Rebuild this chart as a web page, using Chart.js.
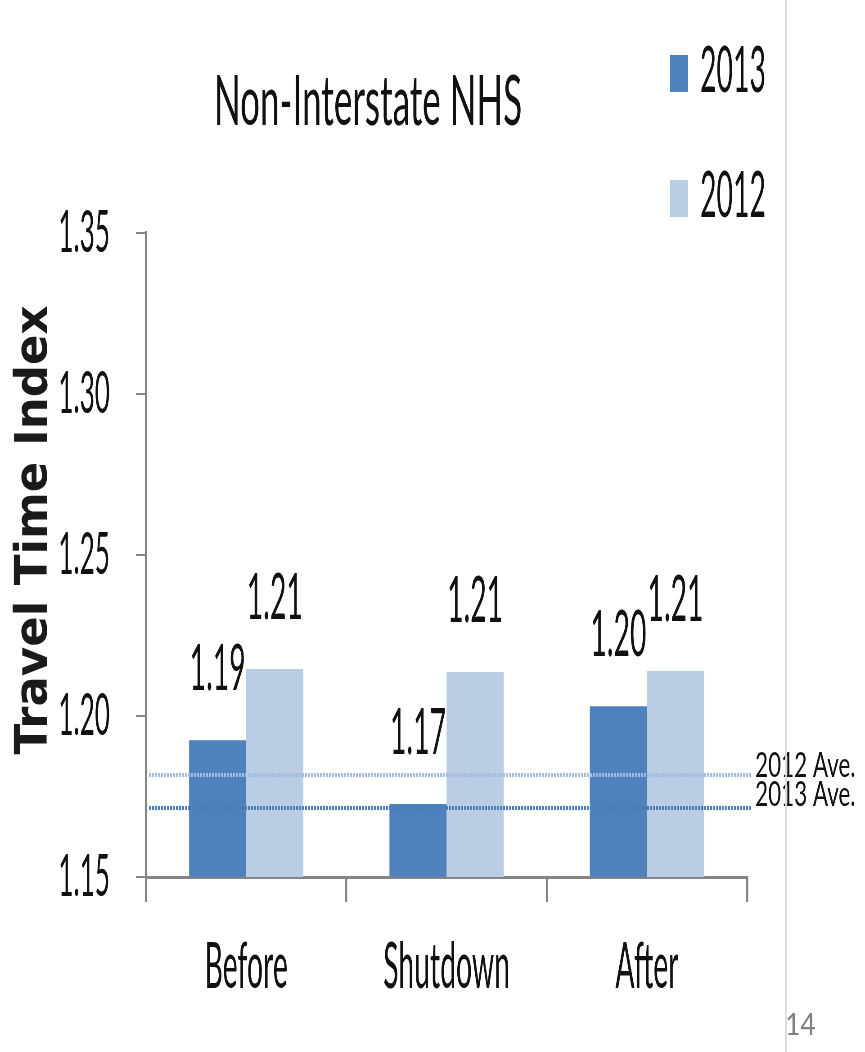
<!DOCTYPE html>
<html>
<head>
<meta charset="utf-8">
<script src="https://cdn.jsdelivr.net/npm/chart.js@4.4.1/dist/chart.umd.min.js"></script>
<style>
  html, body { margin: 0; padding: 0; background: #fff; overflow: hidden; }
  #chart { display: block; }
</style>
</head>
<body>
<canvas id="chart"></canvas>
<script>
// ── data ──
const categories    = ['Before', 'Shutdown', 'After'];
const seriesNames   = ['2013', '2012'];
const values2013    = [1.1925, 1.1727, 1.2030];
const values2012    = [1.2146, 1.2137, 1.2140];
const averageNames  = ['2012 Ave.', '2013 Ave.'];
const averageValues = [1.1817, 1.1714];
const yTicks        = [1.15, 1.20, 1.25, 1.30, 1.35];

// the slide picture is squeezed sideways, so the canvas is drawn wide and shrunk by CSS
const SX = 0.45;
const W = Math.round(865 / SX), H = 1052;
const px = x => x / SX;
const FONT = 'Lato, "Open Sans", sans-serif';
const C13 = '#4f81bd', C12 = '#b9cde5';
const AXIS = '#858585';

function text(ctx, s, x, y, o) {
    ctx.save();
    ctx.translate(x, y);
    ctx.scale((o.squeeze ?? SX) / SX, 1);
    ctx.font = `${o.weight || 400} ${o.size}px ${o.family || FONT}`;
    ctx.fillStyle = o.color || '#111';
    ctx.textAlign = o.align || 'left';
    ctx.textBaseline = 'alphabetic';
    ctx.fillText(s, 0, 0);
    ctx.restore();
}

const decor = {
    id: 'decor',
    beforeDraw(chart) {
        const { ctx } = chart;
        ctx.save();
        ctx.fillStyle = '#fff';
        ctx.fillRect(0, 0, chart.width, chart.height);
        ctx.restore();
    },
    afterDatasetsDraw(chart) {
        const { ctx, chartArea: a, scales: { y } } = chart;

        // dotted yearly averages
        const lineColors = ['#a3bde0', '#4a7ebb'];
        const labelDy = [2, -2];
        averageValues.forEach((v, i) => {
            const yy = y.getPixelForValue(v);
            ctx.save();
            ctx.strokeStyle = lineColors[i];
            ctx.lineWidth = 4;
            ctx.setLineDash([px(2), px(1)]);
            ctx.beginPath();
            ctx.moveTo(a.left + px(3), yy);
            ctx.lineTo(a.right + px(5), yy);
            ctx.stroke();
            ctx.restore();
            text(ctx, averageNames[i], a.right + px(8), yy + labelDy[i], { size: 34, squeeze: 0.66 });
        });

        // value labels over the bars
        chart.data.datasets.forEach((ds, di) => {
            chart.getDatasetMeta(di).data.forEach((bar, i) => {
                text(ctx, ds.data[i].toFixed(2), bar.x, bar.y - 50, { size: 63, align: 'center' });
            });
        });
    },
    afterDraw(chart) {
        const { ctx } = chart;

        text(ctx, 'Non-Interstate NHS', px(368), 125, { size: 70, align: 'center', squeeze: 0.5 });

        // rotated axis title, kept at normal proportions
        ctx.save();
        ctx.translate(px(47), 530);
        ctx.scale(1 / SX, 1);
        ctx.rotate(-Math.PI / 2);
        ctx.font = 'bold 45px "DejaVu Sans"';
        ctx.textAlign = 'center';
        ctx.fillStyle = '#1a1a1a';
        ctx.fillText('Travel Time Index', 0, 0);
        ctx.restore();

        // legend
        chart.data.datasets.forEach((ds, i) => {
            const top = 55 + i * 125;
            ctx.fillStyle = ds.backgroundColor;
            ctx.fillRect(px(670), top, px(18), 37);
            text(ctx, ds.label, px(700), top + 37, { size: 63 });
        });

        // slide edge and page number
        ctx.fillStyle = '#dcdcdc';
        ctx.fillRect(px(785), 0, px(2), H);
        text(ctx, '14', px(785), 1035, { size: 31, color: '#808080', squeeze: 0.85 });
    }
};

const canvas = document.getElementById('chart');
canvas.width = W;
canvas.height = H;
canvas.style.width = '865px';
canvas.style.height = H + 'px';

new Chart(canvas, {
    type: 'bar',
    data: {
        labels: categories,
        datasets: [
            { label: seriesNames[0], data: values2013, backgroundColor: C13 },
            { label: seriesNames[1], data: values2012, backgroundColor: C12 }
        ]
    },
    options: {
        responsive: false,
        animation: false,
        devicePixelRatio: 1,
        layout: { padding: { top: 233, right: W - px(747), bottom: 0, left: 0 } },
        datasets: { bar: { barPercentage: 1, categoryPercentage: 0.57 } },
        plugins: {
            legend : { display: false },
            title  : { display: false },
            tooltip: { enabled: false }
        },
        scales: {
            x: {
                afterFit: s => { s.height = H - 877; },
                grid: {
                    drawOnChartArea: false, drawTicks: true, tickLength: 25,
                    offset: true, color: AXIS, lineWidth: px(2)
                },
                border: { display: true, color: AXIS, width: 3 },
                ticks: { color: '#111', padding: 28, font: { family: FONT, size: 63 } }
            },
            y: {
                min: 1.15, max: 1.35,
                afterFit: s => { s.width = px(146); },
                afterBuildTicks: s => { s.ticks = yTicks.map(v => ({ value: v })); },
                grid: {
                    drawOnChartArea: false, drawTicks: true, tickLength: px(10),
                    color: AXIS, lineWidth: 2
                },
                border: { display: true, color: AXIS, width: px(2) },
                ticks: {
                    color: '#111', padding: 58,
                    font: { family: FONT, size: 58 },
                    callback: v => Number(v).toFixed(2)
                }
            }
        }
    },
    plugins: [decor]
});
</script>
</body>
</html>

┄┄┄┄┄┄┄┄┄┄

# [What is asked]
Reproduce the material in full, word for word, and omit the pictures.

# [Task response]
Rebuild this chart as a web page, using Chart.js.
<!DOCTYPE html>
<html>
<head>
<meta charset="utf-8">
<script src="https://cdn.jsdelivr.net/npm/chart.js@4.4.1/dist/chart.umd.min.js"></script>
<style>
  html, body { margin: 0; padding: 0; background: #fff; overflow: hidden; }
  #chart { display: block; }
</style>
</head>
<body>
<canvas id="chart"></canvas>
<script>
// ── data ──
const categories    = ['Before', 'Shutdown', 'After'];
const seriesNames   = ['2013', '2012'];
const values2013    = [1.1925, 1.1727, 1.2030];
const values2012    = [1.2146, 1.2137, 1.2140];
const averageNames  = ['2012 Ave.', '2013 Ave.'];
const averageValues = [1.1817, 1.1714];
const yTicks        = [1.15, 1.20, 1.25, 1.30, 1.35];

// the slide picture is squeezed sideways, so the canvas is drawn wide and shrunk by CSS
const SX = 0.45;
const W = Math.round(865 / SX), H = 1052;
const px = x => x / SX;
const FONT = 'Lato, "Open Sans", sans-serif';
const C13 = '#4f81bd', C12 = '#b9cde5';
const AXIS = '#858585';

function text(ctx, s, x, y, o) {
    ctx.save();
    ctx.translate(x, y);
    ctx.scale((o.squeeze ?? SX) / SX, 1);
    ctx.font = `${o.weight || 400} ${o.size}px ${o.family || FONT}`;
    ctx.fillStyle = o.color || '#111';
    ctx.textAlign = o.align || 'left';
    ctx.textBaseline = 'alphabetic';
    ctx.fillText(s, 0, 0);
    ctx.restore();
}

const decor = {
    id: 'decor',
    beforeDraw(chart) {
        const { ctx } = chart;
        ctx.save();
        ctx.fillStyle = '#fff';
        ctx.fillRect(0, 0, chart.width, chart.height);
        ctx.restore();
    },
    afterDatasetsDraw(chart) {
        const { ctx, chartArea: a, scales: { y } } = chart;

        // dotted yearly averages
        const lineColors = ['#a3bde0', '#4a7ebb'];
        const labelDy = [2, -2];
        averageValues.forEach((v, i) => {
            const yy = y.getPixelForValue(v);
            ctx.save();
            ctx.strokeStyle = lineColors[i];
            ctx.lineWidth = 4;
            ctx.setLineDash([px(2), px(1)]);
            ctx.beginPath();
            ctx.moveTo(a.left + px(3), yy);
            ctx.lineTo(a.right + px(5), yy);
            ctx.stroke();
            ctx.restore();
            text(ctx, averageNames[i], a.right + px(8), yy + labelDy[i], { size: 34, squeeze: 0.66 });
        });

        // value labels over the bars
        chart.data.datasets.forEach((ds, di) => {
            chart.getDatasetMeta(di).data.forEach((bar, i) => {
                text(ctx, ds.data[i].toFixed(2), bar.x, bar.y - 50, { size: 63, align: 'center' });
            });
        });
    },
    afterDraw(chart) {
        const { ctx } = chart;

        text(ctx, 'Non-Interstate NHS', px(368), 125, { size: 70, align: 'center', squeeze: 0.5 });

        // rotated axis title, kept at normal proportions
        ctx.save();
        ctx.translate(px(47), 530);
        ctx.scale(1 / SX, 1);
        ctx.rotate(-Math.PI / 2);
        ctx.font = 'bold 45px "DejaVu Sans"';
        ctx.textAlign = 'center';
        ctx.fillStyle = '#1a1a1a';
        ctx.fillText('Travel Time Index', 0, 0);
        ctx.restore();

        // legend
        chart.data.datasets.forEach((ds, i) => {
            const top = 55 + i * 125;
            ctx.fillStyle = ds.backgroundColor;
            ctx.fillRect(px(670), top, px(18), 37);
            text(ctx, ds.label, px(700), top + 37, { size: 63 });
        });

        // slide edge and page number
        ctx.fillStyle = '#dcdcdc';
        ctx.fillRect(px(785), 0, px(2), H);
        text(ctx, '14', px(785), 1035, { size: 31, color: '#808080', squeeze: 0.85 });
    }
};

const canvas = document.getElementById('chart');
canvas.width = W;
canvas.height = H;
canvas.style.width = '865px';
canvas.style.height = H + 'px';

new Chart(canvas, {
    type: 'bar',
    data: {
        labels: categories,
        datasets: [
            { label: seriesNames[0], data: values2013, backgroundColor: C13 },
            { label: seriesNames[1], data: values2012, backgroundColor: C12 }
        ]
    },
    options: {
        responsive: false,
        animation: false,
        devicePixelRatio: 1,
        layout: { padding: { top: 233, right: W - px(747), bottom: 0, left: 0 } },
        datasets: { bar: { barPercentage: 1, categoryPercentage: 0.57 } },
        plugins: {
            legend : { display: false },
            title  : { display: false },
            tooltip: { enabled: false }
        },
        scales: {
            x: {
                afterFit: s => { s.height = H - 877; },
                grid: {
                    drawOnChartArea: false, drawTicks: true, tickLength: 25,
                    offset: true, color: AXIS, lineWidth: px(2)
                },
                border: { display: true, color: AXIS, width: 3 },
                ticks: { color: '#111', padding: 28, font: { family: FONT, size: 63 } }
            },
            y: {
                min: 1.15, max: 1.35,
                afterFit: s => { s.width = px(146); },
                afterBuildTicks: s => { s.ticks = yTicks.map(v => ({ value: v })); },
                grid: {
                    drawOnChartArea: false, drawTicks: true, tickLength: px(10),
                    color: AXIS, lineWidth: 2
                },
                border: { display: true, color: AXIS, width: px(2) },
                ticks: {
                    color: '#111', padding: 58,
                    font: { family: FONT, size: 58 },
                    callback: v => Number(v).toFixed(2)
                }
            }
        }
    },
    plugins: [decor]
});
</script>
</body>
</html>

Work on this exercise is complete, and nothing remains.